The art has therefore sought processes which can "planarize" a deposited layer, i.e., which can cause the layer to more completely fill holes and depressions in the underlying substrate layer and which provide a smoother top surface on the deposited layer. It has been known heretofore that planarization can be achieved by simply melting the deposited metallic or other layer. For example, in sputtering processes, considerable energy can be transferred to the metal or other sputter-deposited layer as adatoms of the sputtered material merge with the layer. The major portion of this energy typically is converted to heat. The temperature of the entire layer may rise above the solidus temperature of the sputtered material (the lowest melting temperature), so that bulk flow of the material occurs. Such bulk flow effectively fills holes and provides a flat top surface on the sputtered layer. However, unwanted effects such as segregation of elements from alloy layers, growth of metallic grains within the layer, heat damage to underlying electronic elements and the like render melting undesirable in most semiconductor application.
Other approaches which have been proposed rely upon ion bombardment and/or "resputtering" of the deposited layer in a sputtering process. Thus, as disclosed in Homma et al., Planar Deposition of Aluminum by RF/DC Sputtering with RF Bias, J. Electro-Chemical Soc. VOL. 132, No. 6, pp. 1466-1472 (1985), RF excitation may be applied to the substrate as well as to the target or sputter source during deposition of an aluminum layer by sputtering. Just as in conventional sputtering, RF excitation has been applied in resputtering at a frequency of about 13.56 MHz. In effect, the metallic layer deposited on the substrate surface, becomes another sputter source or target. Ions from the plasma impact upon the layer and dislodge atoms of the deposited metal from the top surface of the layer. Some of the dislodged material tends to fill the holes or other surface irregularities, and to fill in low spots on the deposited layer.
At least some of the adverse effects of the melting procedure are avoided or mitigated using the resputtering approach. However, the resputtering effect markedly slows the metal deposition process. Thus, while some metal is being deposited in the layer by the principal sputtering process, some is removed by the resputtering process. To achieve good planarization with even a moderate substrate layer topography, a resputtering rate of about 50% to about 70% is considered necessary. Stated another way, 50% of the metal deposited in a given time is lost by resputtering. Thus, the net rate of deposition is dramatically reduced, and productivity of the sputtering equipment is severely curtailed. Moreover, the ions bombarding the layer tend to heat it.

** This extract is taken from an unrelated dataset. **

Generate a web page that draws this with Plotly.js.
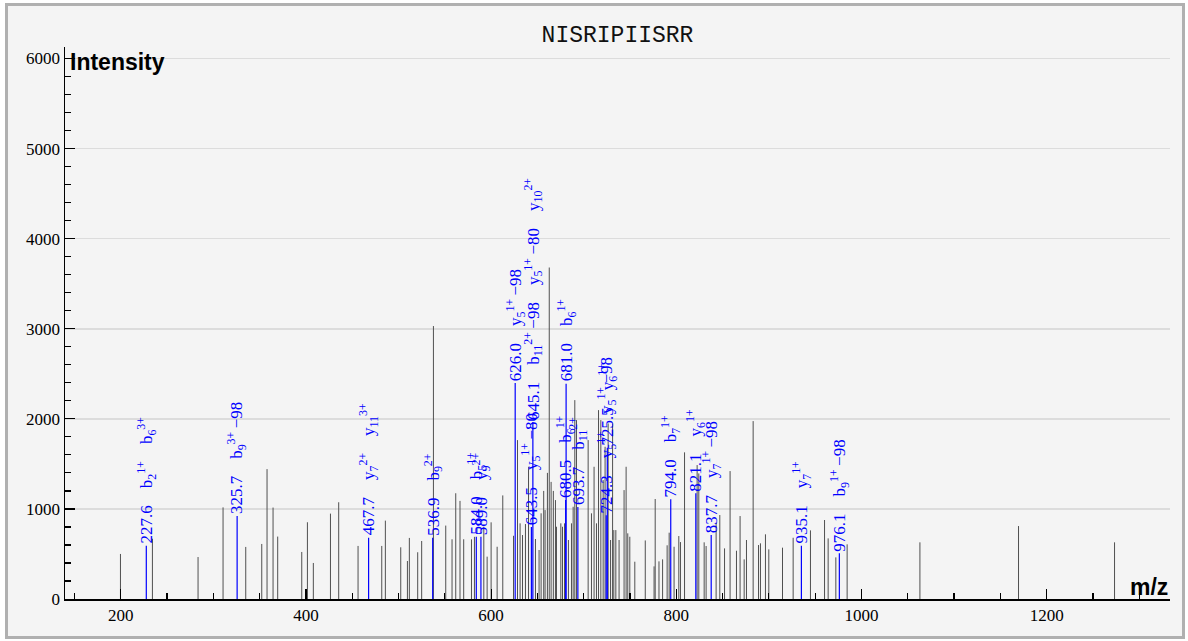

To keep the total heat input to the layer within bounds and avoid melting the layer, the heat input supplied by sputtered adatoms must be reduced to compensate for this effect. Thus, the principal sputtering rate itself must be less than that used without resputtering. This factor, coupled with the losses caused by resputtering, results in a net deposition rate of about 10% or less than that achievable without resputtering. Stated another way, process time and hence process cost are increased tenfold with this RF resputtering approach.
A further approach, taught by Skelly et al., J. Vac. Sci. Technol. A, Vol. 4, No. 3, pp. 457-460 (May/June 1986), is the application of a DC bias to the substrate, also while the substrate is in proximity with a plasma in a sputtering process. The DC bias also causes bombardment of the layer by ions from the plasma. This is said to result in some degree of planarization. However, the planarizing effects occur principally after the process has operated for a considerable period of time, thereby indicating that the planarizing effects are caused at least in part by heat generated within the layer during the process. It therefore appears that the DC bias process involves bulk melting of the layer material and hence shares certain disadvantages associated with the simple melting process referred to above. The ion flux or number of bombarding ions per unit area with DC bias will necessarily be limited by the "Langmuir effect," thereby impairing the efficacy of the process. Moreover, the DC bias process typically induces some resputtering as well, typically to a resputtering rate of about 10% to about 30%. Therefore, the DC bias process considerably reduces productivity of the sputtering operation and increases its cost.
Accordingly, there has been an acute, unmet need in the art for improvements in layer depositing and planarizing processes and apparatus.